This is a phrase that can have so much attached to it. And because of all the attachments that come clinging onto a phrase like this, you may love or hate it. I know some people may embrace this term with warm and welcoming arms, knowing that this is a good and necessary process for anyone following a spiritual path. On the other hand, you may read those words and feel an uninvited guest, something akin to terror, start to make its way into your very being. Or perhaps you’re on the other side of the deconstruction process, and as you begin to rebuild your own faith or spirituality, you’re simply tired of hearing others continue to talk about the breaking down, the tearing and destroying.
Choose Your Own Words
So let me first say this: You are on your own unique journey, and if you don’t like the term ‘faith deconstruction’ – don’t just write me off – instead, I want to challenge you to think through the process in a new way. Because let’s face it, the phrasing is mere semantics, and you are more than welcome to substitute this for your own damn phrase. Here are a few possibilities:
- Faith evolution
- Shifting spirituality
- Seeking more truth
- Changing your perceptions of the Divine
- Sifting your beliefs
Whatever words you choose to use, know this: It is a process. The process is your own. The process is good.
Why I Use The Phrase
I personally have decided to adopt this phrase to help describe my journey. To be clear, I haven’t always loved the term ‘faith deconstruction.’ These words have brought a significant amount of fear and more than their fair share of confusion. This phrase has made me feel unsteady, uneasy, and unsure of myself at times. And the words have not only impacted me personally – they have also sparked debates between myself and some close family members who have seen my journey through the lens of fear.
But at the same time, I also love this phrase, because it represents a beautiful chapter of my story; a chapter that has breathed life to my soul and given me incredible freedom.

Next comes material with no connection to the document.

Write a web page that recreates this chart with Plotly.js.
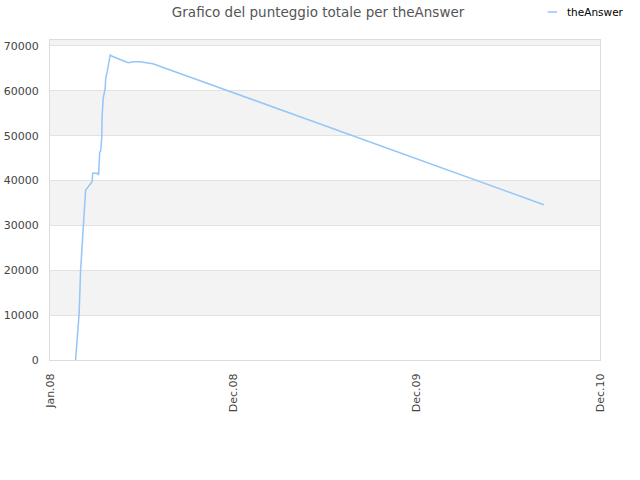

Deconstruction is a process. The process is your own. The process is good.
So whatever words you choose to pick up, adopt, and use to describe your journey and your experience, remember that this is going to be a process. It’s not about reaching a particular destination or arriving at a final marker that proves you have completed your faith shift experience. The moment we think we have ‘finished’ our deconstruction process, we do a disservice to ourselves. May we always be ever de- and re-constructing our belief systems, our ideas, and our views of the world, and our faith. May we continually seek to learn, grow, change, evolve, and shift in the way we approach ourselves, the Divine, our world, and the people around us.